Diamond Age, a home construction startup that uses 3D printing technology, intends to construct its first batch of houses in Arizona later this year.

The company, which was founded in California but recently shifted its headquarters to Arizona, on Thursday said it had raised $50 million in series A financing to help it complete its first construction contract.

Diamond Age is a vertically integrated general contractor, but it swaps some materials and labor sources from the traditional mix. The company uses an automated robotic arm to print concrete walls, plaster interiors and more, while supplementing that work with good-old-fashioned human labor from skilled tradespeople.

Diamond Age is already under contract with a national homebuilder to construct 20 houses in metro Phoenix this year and 52 more next year, though the company would not share the name of the builder.

Jack Oslan, co-founder and CEO of Diamond Age, previously built other startups in California and he said starting this venture required motivation.

“What I know about startups is that they are hard and you shouldn't make this decision lightly,” he said. “So I actually had to get pissed off in order to muster the energy to want to tackle this.”

That anger sprung from a conversation that Oslan had with his son in 2017, who said he was going to leave northern California because it was too expensive to buy a house there. The possibility of his son’s relocation inspired Oslan to dig into the affordable housing crisis.
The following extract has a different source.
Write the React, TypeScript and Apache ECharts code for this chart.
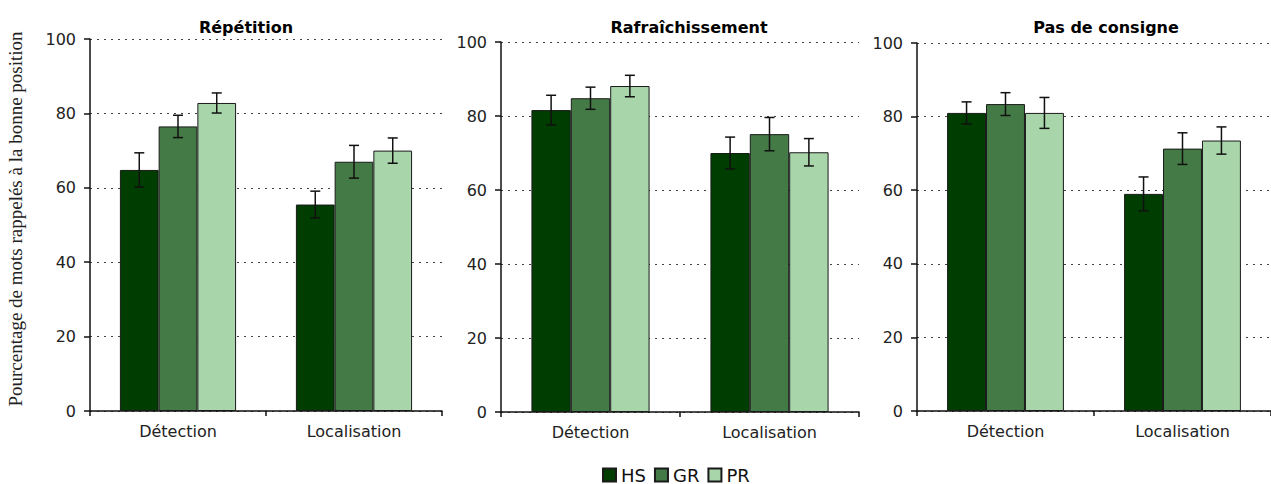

“We want to get the next generation into their homes faster,” he said. “The people who have been pushed back from their first home purchase, they're jamming up the top end [of the rental market] and that cascading problem goes all the way to the bottom, to folks who are on the fringe, right? People who just had enough money to be able to afford poor rental property, those people are homeless now.”

Diamond Age - Gantry Drone
Diamond Age uses an automated gantry system during construction, where the arm traces the walls of the home, adding printed concrete layers as it goes.
Diamond Age

The housing shortage, both in Arizona and nationally, has been well-documented; Arizona legislators now plan on studying a bill aimed at combating the crisis. 

The Diamond Age construction technique cuts down material costs and saves on human labor, which ultimately means homes can be built quicker. The company built a 1,700 square-foot demo home including three bedrooms, two baths and two car garage in 11 months, which led it to the home construction contract it has now.

DIAMOND AGE co-founders
Russel Varone and Jack Oslan are co-founders of Diamond Age.
Diamond Age

Oslan co-founded the company with Russel Varone, the chief technology officer and “technical genius,” by Oslan’s account. The pair formed the company in February 2018 and worked on its technology until August 2020 before raising its first institutional capital that December. Diamond Age also raised $8 million in seed financing last August.

Doubled headcount

Oslan said their intention was never to keep the company in California and they decided to come to Phoenix, in part, because of the boom in homebuilding.

“Arizona is one of the hotbeds for production housing right now,” he said. “Every major homebuilder in this country is building in Arizona. So there's an incredible amount of housing units available to us and that's what any startup needs is a lot of reps early on.”

The company had 20 employees at the end of last year and it’s already bumped its headcount up to 40. Most of the employees living in California have decamped to the Valley and Oslan said they’ve leased an industrial space at 4909 E. Beverly Road in Phoenix.

The series A funding was led by Jackson, Wyoming-based Prime Movers Lab, with participation from seed investors Alpaca VC, Dolby Family Ventures, Timber Grove Ventures, and Gaingels, plus new investor Signia Venture Partners. Additionally, 20% of the round was made up of production homebuilders and land developers.